The Māori tribes that live along the Whanganui have always seen the river as sacred – its waters have nourished and blessed the people throughout the 700 years they have lived beside it. The law set in motion new intentions to uphold the mana (prestige) and mauri (life force) of the river.
Whanganui Māori have a saying: Ko au te awa, ko te awa ko au: I am the river, and the river is me.
There is an origin story in Maori mythology, that the earth mother, Papatuanuku and the sky father, Ranginui, were pushed part and separated from one another. Such was the grief of Ranginui that he cries down his tears as rain that fall back to earth. These stories encapsulate the ideas that the earth and water are connected. Children here know these stories and they help bridge and communicate universal ideas in ways that are impactful.

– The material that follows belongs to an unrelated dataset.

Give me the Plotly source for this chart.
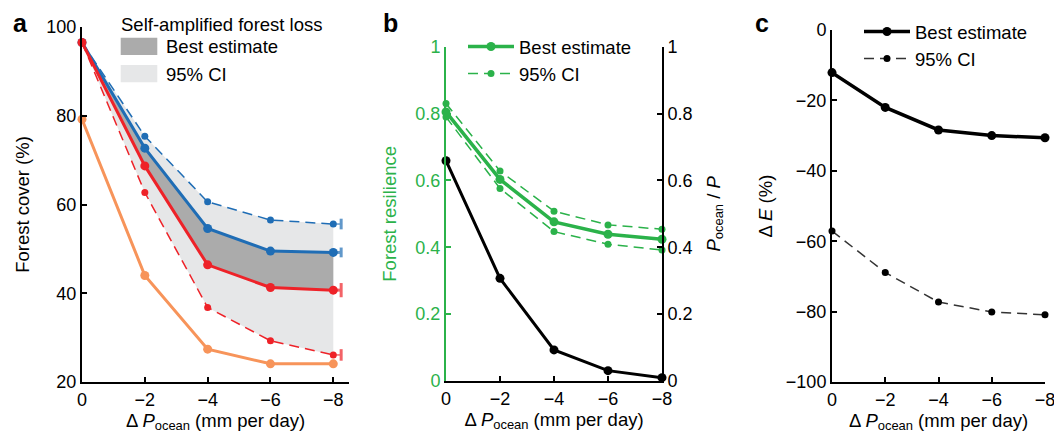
import plotly.graph_objects as go

W, H = 1054, 437
FONT = "Liberation Sans, Arial, Helvetica, sans-serif"

# ---------------- data ----------------
dP = [0, -2, -4, -6, -8]
dP_ticks = [0, -2, -4, -6, -8]

# panel a: forest cover (%)
cover_blue_best = [96.5, 72.7, 54.6, 49.5, 49.2]
cover_blue_ci = [96.5, 75.4, 60.6, 56.5, 55.6]
cover_red_best = [96.5, 68.7, 46.4, 41.3, 40.7]
cover_red_ci = [96.5, 62.7, 36.8, 29.3, 26.1]
cover_orange = [79.2, 44.0, 27.4, 24.1, 24.1]
# spread shown at the last step (end bars)
end_err_blue_best = 1.1
end_err_blue_ci = 1.2
end_err_red_best = 1.6
end_err_red_ci = 1.3
end_x = -8.25

# panel b
resilience_best = [0.805, 0.603, 0.476, 0.439, 0.424]
resilience_ci_upper = [0.830, 0.628, 0.508, 0.467, 0.454]
resilience_ci_lower = [0.790, 0.576, 0.447, 0.409, 0.392]
pocean_ratio = [0.659, 0.307, 0.093, 0.031, 0.010]

# panel c
dE_best = [-12.1, -22.0, -28.4, -30.0, -30.6]
dE_ci = [-57.1, -68.9, -77.3, -80.1, -80.9]

# ---------------- styles ----------------
BLUE = "#1f6db5"
RED = "#ee2228"
ORANGE = "#f7945a"
GREEN = "#2bb24a"
DARKFILL = "#ababab"
LIGHTFILL = "#e6e7e8"
BLACK = "#000000"
DASH = "10px,6px"
TS = 18      # tick font size
LS = 18.5    # label / legend font size


def px_x(p):
    return p / W


def px_y(p):
    return 1 - p / H


fig = go.Figure()

# ---- panel a fills ----
fig.add_trace(go.Scatter(x=dP, y=cover_blue_ci, mode="lines", line=dict(width=0),
                         showlegend=False, hoverinfo="skip", xaxis="x", yaxis="y"))
fig.add_trace(go.Scatter(x=dP, y=cover_red_ci, mode="lines", line=dict(width=0),
                         fill="tonexty", fillcolor=LIGHTFILL,
                         showlegend=False, hoverinfo="skip", xaxis="x", yaxis="y"))
fig.add_trace(go.Scatter(x=dP, y=cover_blue_best, mode="lines", line=dict(width=0),
                         showlegend=False, hoverinfo="skip", xaxis="x", yaxis="y"))
fig.add_trace(go.Scatter(x=dP, y=cover_red_best, mode="lines", line=dict(width=0),
                         fill="tonexty", fillcolor=DARKFILL,
                         showlegend=False, hoverinfo="skip", xaxis="x", yaxis="y"))


def end_bar(vals, err, color, width):
    fig.add_trace(go.Scatter(
        x=[dP[-1], end_x], y=[vals[-1], vals[-1]], mode="lines",
        line=dict(color=color, width=width),
        error_y=dict(type="data", array=[0, err], color=color, thickness=3, width=0),
        opacity=0.7, showlegend=False, hoverinfo="skip", cliponaxis=False,
        xaxis="x", yaxis="y"))


end_bar(cover_blue_ci, end_err_blue_ci, BLUE, 1.5)
end_bar(cover_red_ci, end_err_red_ci, RED, 1.5)
end_bar(cover_blue_best, end_err_blue_best, BLUE, 3)
end_bar(cover_red_best, end_err_red_best, RED, 3)

# ---- panel a lines ----
fig.add_trace(go.Scatter(x=dP, y=cover_blue_ci, mode="lines+markers",
                         line=dict(color=BLUE, width=1.5, dash=DASH),
                         marker=dict(color=BLUE, size=7), cliponaxis=False,
                         showlegend=False, xaxis="x", yaxis="y"))
fig.add_trace(go.Scatter(x=dP, y=cover_red_ci, mode="lines+markers",
                         line=dict(color=RED, width=1.5, dash=DASH),
                         marker=dict(color=RED, size=7), cliponaxis=False,
                         showlegend=False, xaxis="x", yaxis="y"))
fig.add_trace(go.Scatter(x=dP, y=cover_orange, mode="lines+markers",
                         line=dict(color=ORANGE, width=3),
                         marker=dict(color=ORANGE, size=9), cliponaxis=False,
                         showlegend=False, xaxis="x", yaxis="y"))
fig.add_trace(go.Scatter(x=dP, y=cover_blue_best, mode="lines+markers",
                         line=dict(color=BLUE, width=3),
                         marker=dict(color=BLUE, size=9), cliponaxis=False,
                         showlegend=False, xaxis="x", yaxis="y"))
fig.add_trace(go.Scatter(x=dP, y=cover_red_best, mode="lines+markers",
                         line=dict(color=RED, width=3),
                         marker=dict(color=RED, size=9), cliponaxis=False,
                         showlegend=False, xaxis="x", yaxis="y"))

# ---- panel b ----
fig.add_trace(go.Scatter(x=dP, y=pocean_ratio, mode="lines+markers",
                         line=dict(color=BLACK, width=3),
                         marker=dict(color=BLACK, size=9), cliponaxis=False,
                         showlegend=False, xaxis="x2", yaxis="y3"))
fig.add_trace(go.Scatter(x=dP, y=resilience_ci_upper, mode="lines+markers",
                         name="95% CI", legend="legend2",
                         line=dict(color=GREEN, width=1.5, dash=DASH),
                         marker=dict(color=GREEN, size=7), cliponaxis=False,
                         showlegend=False, xaxis="x2", yaxis="y2"))
fig.add_trace(go.Scatter(x=dP, y=resilience_ci_lower, mode="lines+markers",
                         name="95% CI", legend="legend2",
                         line=dict(color=GREEN, width=1.5, dash=DASH),
                         marker=dict(color=GREEN, size=7), cliponaxis=False,
                         showlegend=False, xaxis="x2", yaxis="y2"))
fig.add_trace(go.Scatter(x=dP, y=resilience_best, mode="lines+markers",
                         name="Best estimate", legend="legend2",
                         line=dict(color=GREEN, width=3.5),
                         marker=dict(color=GREEN, size=9), cliponaxis=False,
                         showlegend=True, xaxis="x2", yaxis="y2"))
# legend-only CI entry (keeps the legend order)
fig.add_trace(go.Scatter(x=[None], y=[None], mode="lines+markers",
                         name="95% CI", legend="legend2",
                         line=dict(color=GREEN, width=1.5, dash=DASH),
                         marker=dict(color=GREEN, size=7),
                         showlegend=True, xaxis="x2", yaxis="y2"))

# ---- panel c ----
fig.add_trace(go.Scatter(x=dP, y=dE_best, mode="lines+markers",
                         name="Best estimate", legend="legend3",
                         line=dict(color=BLACK, width=3.5),
                         marker=dict(color=BLACK, size=9), cliponaxis=False,
                         xaxis="x3", yaxis="y4"))
fig.add_trace(go.Scatter(x=dP, y=dE_ci, mode="lines+markers",
                         name="95% CI", legend="legend3",
                         line=dict(color="#333333", width=1.5, dash=DASH),
                         marker=dict(color=BLACK, size=7), cliponaxis=False,
                         xaxis="x3", yaxis="y4"))

# ---------------- axes ----------------
tickfont = dict(family=FONT, size=TS, color=BLACK)
titlefont = dict(family=FONT, size=LS, color=BLACK)
xtitle = "Δ <i>P</i><sub>ocean</sub> (mm per day)"


def xaxis(dom, rng, anchor):
    return dict(domain=dom, range=rng, anchor=anchor, tickvals=dP_ticks,
                showline=True, linecolor=BLACK, linewidth=2, ticks="inside",
                ticklen=5, tickwidth=1.5, tickcolor=BLACK, showgrid=False,
                zeroline=False, tickfont=tickfont, automargin=False,
                ticklabeloverflow="allow",
                title=dict(text=xtitle, font=titlefont, standoff=4))


def yaxis(dom, rng, anchor, dtick, title, color=BLACK, side="left", standoff=10, **kw):
    d = dict(domain=dom, range=rng, anchor=anchor, dtick=dtick, side=side,
             showline=True, linecolor=color, linewidth=2, ticks="inside",
             ticklen=5, tickwidth=1.5, tickcolor=color, showgrid=False,
             zeroline=False, tickfont=dict(family=FONT, size=TS, color=color),
             automargin=False, ticklabeloverflow="allow",
             title=dict(text=title, font=dict(family=FONT, size=LS, color=color),
                        standoff=standoff))
    d.update(kw)
    return d


fig.update_layout(
    width=W, height=H,
    margin=dict(l=0, r=0, t=0, b=0),
    paper_bgcolor="white", plot_bgcolor="rgba(0,0,0,0)",
    font=dict(family=FONT, size=LS, color=BLACK),
    xaxis=xaxis([px_x(82), px_x(349)], [0, -8.5], "y"),
    yaxis=yaxis([px_y(382), px_y(27)], [20, 100], "x", 20, "Forest cover (%)", standoff=12),
    xaxis2=xaxis([px_x(446), px_x(662)], [0, -8], "y2"),
    yaxis2=yaxis([px_y(381), px_y(46.7)], [0, 1], "x2", 0.2, "Forest resilience",
                 color=GREEN, standoff=14),
    yaxis3=yaxis([px_y(381), px_y(46.7)], [0, 1], "x2", 0.2,
                 "<i>P</i><sub>ocean</sub> / <i>P</i>", side="right",
                 overlaying="y2", standoff=15),
    xaxis3=xaxis([px_x(832), px_x(1045)], [0, -8], "y4"),
    yaxis4=yaxis([px_y(382), px_y(30)], [-100, 0], "x3", 20, "Δ <i>E</i> (%)", standoff=8),
    legend2=dict(x=px_x(463), y=px_y(28), xanchor="left", yanchor="top",
                 bgcolor="rgba(0,0,0,0)", itemwidth=46,
                 font=dict(family=FONT, size=LS, color=BLACK), tracegroupgap=0),
    legend3=dict(x=px_x(859), y=px_y(13), xanchor="left", yanchor="top",
                 bgcolor="rgba(0,0,0,0)", itemwidth=46,
                 font=dict(family=FONT, size=LS, color=BLACK), tracegroupgap=0),
    showlegend=True,
)

# ---------------- panel a legend (area swatches) ----------------
fig.add_shape(type="rect", xref="paper", yref="paper",
              x0=px_x(120.7), x1=px_x(157.3), y0=px_y(55), y1=px_y(37.7),
              fillcolor=DARKFILL, line=dict(width=0))
fig.add_shape(type="rect", xref="paper", yref="paper",
              x0=px_x(120.7), x1=px_x(157.3), y0=px_y(82.3), y1=px_y(65),
              fillcolor=LIGHTFILL, line=dict(width=0))
fig.add_annotation(text="Self-amplified forest loss", xref="paper", yref="paper",
                   x=px_x(119), y=px_y(24), xanchor="left", yanchor="middle",
                   showarrow=False, font=dict(family=FONT, size=LS, color=BLACK))
fig.add_annotation(text="Best estimate", xref="paper", yref="paper",
                   x=px_x(164), y=px_y(47), xanchor="left", yanchor="middle",
                   showarrow=False, font=dict(family=FONT, size=LS, color=BLACK))
fig.add_annotation(text="95% CI", xref="paper", yref="paper",
                   x=px_x(164), y=px_y(74), xanchor="left", yanchor="middle",
                   showarrow=False, font=dict(family=FONT, size=LS, color=BLACK))

# ---------------- panel letters ----------------
for letter, xp in [("a", 20), ("b", 390), ("c", 762)]:
    fig.add_annotation(text="<b>%s</b>" % letter, xref="paper", yref="paper",
                       x=px_x(xp), y=px_y(23), xanchor="center", yanchor="middle",
                       showarrow=False, font=dict(family=FONT, size=25, color=BLACK))

fig.write_html("out.html", config={"displayModeBar": False},
               post_script="document.body.style.margin='0px';")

China: Professor Kongjian Yu and the Sponge City Revolution
For the final leg of the filming tour, the team landed in China, to film Professor Kongjian Yu, the man with the vision that sparked the Sponge City Movement.
Professor Kongjian Yu, told the team his story of how he spent years trying to persuade people that there was a better alternative to grey infrastructure and over several years he presented to 600 Mayors all over China and sent them each of copy of his book, Letters to the Leaders. He was a lone voice in the wilderness at that time. Nobody was listening, people said he was backward, some even labelled him as an American Spy.
But one of those 600 Mayors who had heard his talk, later on went on to become a Minister for the Environment in China and became first Early Adopter and helped create the first Sponge City in China.
Today there are over 500 sponge city projects in 200 cities and that wave is spreading over the world.
This system takes stormwater run-off, treats it, purifies it and stores it. It creates a living oasis. There were mango trees and other fruit trees, the team enjoyed the fresh produce straight from the trees as we walked around!